Latoya Blackwood
- Born: August 19, 1985 (age 41) Montreal, Quebec
- Height: 1.75 m (5 ft 9 in)
- Weight: 77 kg (170 lb)
- University: University of Western Ontario

Rugby union career
- Position: Lock

Amateur team(s)
- Years: Team / Apps / (Points)
- –: Ste Anne de Bellevue RFC
- –: Western Mustangs
- –: Concordia Stingers

International career
- Years: Team / Apps / (Points)
- 2013-2018: Canada / 31
- Correct as of 2016-12-01
- Medal record
Women's rugby union
Representing Canada
World Cup
| Silver medal – second place | 2014 France | Team competition |

= Latoya Blackwood =

Canada international rugby union player

Latoya Blackwood (born August 19, 1985) is a Canadian rugby union player. She represented at the 2014 Women's Rugby World Cup and 2017 Women's Rugby World Cup. She made her debut at the 2013 Nations Cup and retired in 2018.

== Early life and university ==
Blackwood lived in Brampton, Ontario during her early life and was a basketball player. She discovered rugby in high school and in her last year, she played on the boy's rugby team. Afterwards she soon joined a club in Brampton. Blackwood also played in university for the Western Mustangs from 2004 to 2009. Later, she also studied at Concordia University from 2011 to 2016, where she finished up her final year of eligibility with the Concordia Stingers.

== Club and provincial rugby ==
From 2011 to 2015, Blackwood played for the Saint Anne de Bellevue RFC and during this time, in 2012 she was selected to the Rugby Quebec provincial team.

In preparation for the 2017 World Cup, Blackwood trained with the Stade Toulousain women's rugby team where she was after a one-year contract starting in September 2015. When she returned to Canada, Blackwood moved to Victoria and started playing for the Westshore RFC.

== International rugby ==
Blackwood was a staple of the Rugby Canada women's team from August 2013 to March 2018. An enforcer on the field, coach Francois Ratier nicked named her "The Sheriff" in the lockerroom. Her favorite moments include her first cap at the 2013 Nations Cup where Team Canada defeated England for the first time in the program's history, defeating France in the 2014 Women's Rugby World Cup semi-finals, and the match versus Wales in the 2017 World Cup (in which she set up one of the top tries from the tournament by running the ball half way up the field).

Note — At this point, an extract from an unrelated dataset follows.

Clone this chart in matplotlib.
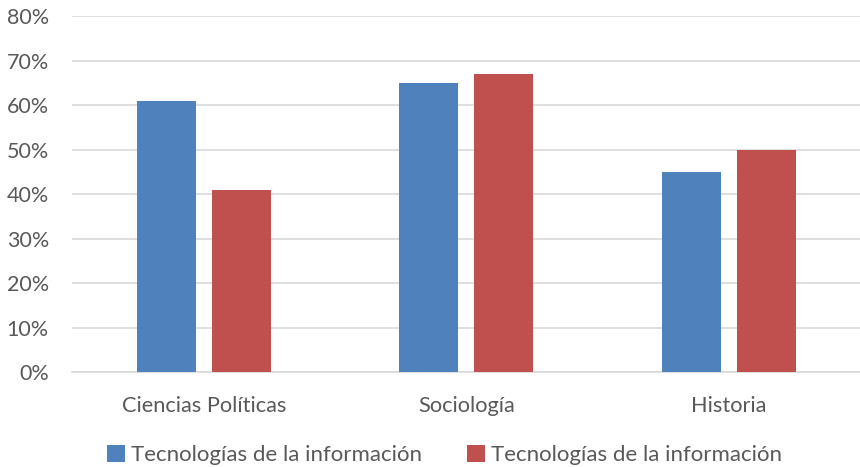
import numpy as np
import matplotlib
matplotlib.use("Agg")
from matplotlib import pyplot as plt
from matplotlib.ticker import PercentFormatter

categories = ['Ciencias Políticas', 'Sociología', 'Historia']
serie_1 = [61, 65, 45]
serie_2 = [41, 67, 50]
labels = ['Tecnologías de la información', 'Tecnologías de la información']

plt.rcParams['font.family'] = ['Lato', 'DejaVu Sans']
text_color = '#595959'

fig = plt.figure(figsize=(8.6, 4.67), dpi=100)
ax = fig.add_axes([0.0843, 0.2034, 0.9157, 0.7623])

x = np.arange(len(categories))
w = 0.224
off = 0.1426
ax.bar(x - off, serie_1, w, color='#4F81BD', label=labels[0], zorder=3)
ax.bar(x + off, serie_2, w, color='#C0504D', label=labels[1], zorder=3)

ax.set_xlim(-0.5, len(categories) - 0.5)
ax.set_ylim(0, 80)
ax.set_yticks(range(0, 81, 10))
ax.yaxis.set_major_formatter(PercentFormatter(decimals=0))
ax.set_xticks(x)
ax.set_xticklabels(categories)
ax.grid(axis='y', color='#D9D9D9', linewidth=1.2, zorder=0)
for s in ['top', 'right', 'left']:
    ax.spines[s].set_visible(False)
ax.spines['bottom'].set_color('#D9D9D9')
ax.spines['bottom'].set_linewidth(1.2)
ax.tick_params(axis='x', length=0, labelsize=15.7, colors=text_color, pad=17)
ax.tick_params(axis='y', length=0, labelsize=15.5, colors=text_color, pad=17)

ax.legend(loc='center', bbox_to_anchor=(0.517, 0.026), bbox_transform=fig.transFigure,
          ncol=2, frameon=False, fontsize=16, labelcolor=text_color,
          handlelength=0.8, handleheight=0.8, handletextpad=0.3, columnspacing=2.0)

fig.savefig('out.png', dpi=100)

Often selected as a lock, but sometimes played as a flanker, Blackwood's international test match experiences include the 2013 November tour to France and England, the 2014 tour to Australia, the 2014 World Cup, the 2015 Super Series in Alberta (during this tournament, she was considered Canada's standout player at openside flank), 2016 Super Series in Salt Lake City, the 2016 UK tour, the 2017 Can-Am Series, and the 2017 World Cup.

Blackwood was selected for 2017 NZ Summer Series but suffered a leg injury during a club game and considering retirement, but healed in time for the 2017 World Cup.

== Awards and honours ==
- 2011 - Concordia University Stingers, RSEQ Rugby All-Star
- 2011-2012 - Concordia University Stingers, Fittest Female Athlete
- 2013 - Scrum Queen's Test Match Team (15s) (bench)
- 2016 - Scrum Queen's XV Squad of the Year
- 2019 - Scrum Queen's Team of the Decade (replacement)

== Post-international rugby career ==
When Blackwood announced her retirement in March 2018, she already started her career as a public service employee of the British Columbia's provincial government. She continues to be involved with rugby as a referee and hopes to be an official at a World Cup tournament.